>> Begin

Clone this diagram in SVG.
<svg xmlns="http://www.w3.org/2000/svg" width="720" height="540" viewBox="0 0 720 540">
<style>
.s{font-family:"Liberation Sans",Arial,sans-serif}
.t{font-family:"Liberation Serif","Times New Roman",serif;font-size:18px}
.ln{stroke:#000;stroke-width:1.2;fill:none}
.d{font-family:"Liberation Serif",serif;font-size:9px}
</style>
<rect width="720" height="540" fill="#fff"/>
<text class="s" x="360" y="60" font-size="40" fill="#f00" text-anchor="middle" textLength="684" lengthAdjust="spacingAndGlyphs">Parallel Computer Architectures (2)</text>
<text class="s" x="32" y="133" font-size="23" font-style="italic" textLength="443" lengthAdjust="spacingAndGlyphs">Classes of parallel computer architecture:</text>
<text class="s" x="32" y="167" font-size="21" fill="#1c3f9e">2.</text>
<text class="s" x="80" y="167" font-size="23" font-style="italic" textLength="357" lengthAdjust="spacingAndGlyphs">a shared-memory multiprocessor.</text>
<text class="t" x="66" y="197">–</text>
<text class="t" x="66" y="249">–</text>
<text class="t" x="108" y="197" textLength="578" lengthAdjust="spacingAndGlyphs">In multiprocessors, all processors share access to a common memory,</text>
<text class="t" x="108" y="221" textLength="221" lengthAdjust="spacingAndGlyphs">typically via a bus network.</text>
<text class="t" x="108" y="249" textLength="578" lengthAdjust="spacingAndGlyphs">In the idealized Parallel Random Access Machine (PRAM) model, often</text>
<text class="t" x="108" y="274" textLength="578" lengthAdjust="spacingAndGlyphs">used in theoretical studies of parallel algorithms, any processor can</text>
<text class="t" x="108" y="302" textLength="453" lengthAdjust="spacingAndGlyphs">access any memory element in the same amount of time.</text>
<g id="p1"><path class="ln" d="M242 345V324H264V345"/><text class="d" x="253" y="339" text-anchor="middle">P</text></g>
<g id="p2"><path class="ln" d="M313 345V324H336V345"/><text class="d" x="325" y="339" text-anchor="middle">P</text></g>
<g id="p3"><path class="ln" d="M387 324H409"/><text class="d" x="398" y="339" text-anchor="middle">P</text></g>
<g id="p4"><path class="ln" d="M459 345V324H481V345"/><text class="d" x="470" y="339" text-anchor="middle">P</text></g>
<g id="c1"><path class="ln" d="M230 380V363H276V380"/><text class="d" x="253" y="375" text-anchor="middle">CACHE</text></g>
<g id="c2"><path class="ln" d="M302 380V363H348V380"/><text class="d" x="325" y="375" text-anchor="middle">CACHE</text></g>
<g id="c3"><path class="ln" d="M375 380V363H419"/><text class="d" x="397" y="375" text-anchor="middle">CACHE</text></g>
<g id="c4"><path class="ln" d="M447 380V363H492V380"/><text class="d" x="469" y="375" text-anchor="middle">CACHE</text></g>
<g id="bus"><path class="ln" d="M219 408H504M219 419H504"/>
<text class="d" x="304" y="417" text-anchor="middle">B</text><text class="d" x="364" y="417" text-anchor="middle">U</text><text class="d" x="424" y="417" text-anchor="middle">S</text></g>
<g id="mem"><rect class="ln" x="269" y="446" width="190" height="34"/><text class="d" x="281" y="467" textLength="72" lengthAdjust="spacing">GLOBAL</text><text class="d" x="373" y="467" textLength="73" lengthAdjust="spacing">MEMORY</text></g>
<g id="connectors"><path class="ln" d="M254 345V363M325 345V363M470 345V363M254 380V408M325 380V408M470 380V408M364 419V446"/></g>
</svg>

>> End

_Exercise directions:_
Return the whole listing exactly.

_Output for this exercise:_
Clone this diagram in SVG.
<svg xmlns="http://www.w3.org/2000/svg" width="720" height="540" viewBox="0 0 720 540">
<style>
.s{font-family:"Liberation Sans",Arial,sans-serif}
.t{font-family:"Liberation Serif","Times New Roman",serif;font-size:18px}
.ln{stroke:#000;stroke-width:1.2;fill:none}
.d{font-family:"Liberation Serif",serif;font-size:9px}
</style>
<rect width="720" height="540" fill="#fff"/>
<text class="s" x="360" y="60" font-size="40" fill="#f00" text-anchor="middle" textLength="684" lengthAdjust="spacingAndGlyphs">Parallel Computer Architectures (2)</text>
<text class="s" x="32" y="133" font-size="23" font-style="italic" textLength="443" lengthAdjust="spacingAndGlyphs">Classes of parallel computer architecture:</text>
<text class="s" x="32" y="167" font-size="21" fill="#1c3f9e">2.</text>
<text class="s" x="80" y="167" font-size="23" font-style="italic" textLength="357" lengthAdjust="spacingAndGlyphs">a shared-memory multiprocessor.</text>
<text class="t" x="66" y="197">–</text>
<text class="t" x="66" y="249">–</text>
<text class="t" x="108" y="197" textLength="578" lengthAdjust="spacingAndGlyphs">In multiprocessors, all processors share access to a common memory,</text>
<text class="t" x="108" y="221" textLength="221" lengthAdjust="spacingAndGlyphs">typically via a bus network.</text>
<text class="t" x="108" y="249" textLength="578" lengthAdjust="spacingAndGlyphs">In the idealized Parallel Random Access Machine (PRAM) model, often</text>
<text class="t" x="108" y="274" textLength="578" lengthAdjust="spacingAndGlyphs">used in theoretical studies of parallel algorithms, any processor can</text>
<text class="t" x="108" y="302" textLength="453" lengthAdjust="spacingAndGlyphs">access any memory element in the same amount of time.</text>
<g id="p1"><path class="ln" d="M242 345V324H264V345"/><text class="d" x="253" y="339" text-anchor="middle">P</text></g>
<g id="p2"><path class="ln" d="M313 345V324H336V345"/><text class="d" x="325" y="339" text-anchor="middle">P</text></g>
<g id="p3"><path class="ln" d="M387 324H409"/><text class="d" x="398" y="339" text-anchor="middle">P</text></g>
<g id="p4"><path class="ln" d="M459 345V324H481V345"/><text class="d" x="470" y="339" text-anchor="middle">P</text></g>
<g id="c1"><path class="ln" d="M230 380V363H276V380"/><text class="d" x="253" y="375" text-anchor="middle">CACHE</text></g>
<g id="c2"><path class="ln" d="M302 380V363H348V380"/><text class="d" x="325" y="375" text-anchor="middle">CACHE</text></g>
<g id="c3"><path class="ln" d="M375 380V363H419"/><text class="d" x="397" y="375" text-anchor="middle">CACHE</text></g>
<g id="c4"><path class="ln" d="M447 380V363H492V380"/><text class="d" x="469" y="375" text-anchor="middle">CACHE</text></g>
<g id="bus"><path class="ln" d="M219 408H504M219 419H504"/>
<text class="d" x="304" y="417" text-anchor="middle">B</text><text class="d" x="364" y="417" text-anchor="middle">U</text><text class="d" x="424" y="417" text-anchor="middle">S</text></g>
<g id="mem"><rect class="ln" x="269" y="446" width="190" height="34"/><text class="d" x="281" y="467" textLength="72" lengthAdjust="spacing">GLOBAL</text><text class="d" x="373" y="467" textLength="73" lengthAdjust="spacing">MEMORY</text></g>
<g id="connectors"><path class="ln" d="M254 345V363M325 345V363M470 345V363M254 380V408M325 380V408M470 380V408M364 419V446"/></g>
</svg>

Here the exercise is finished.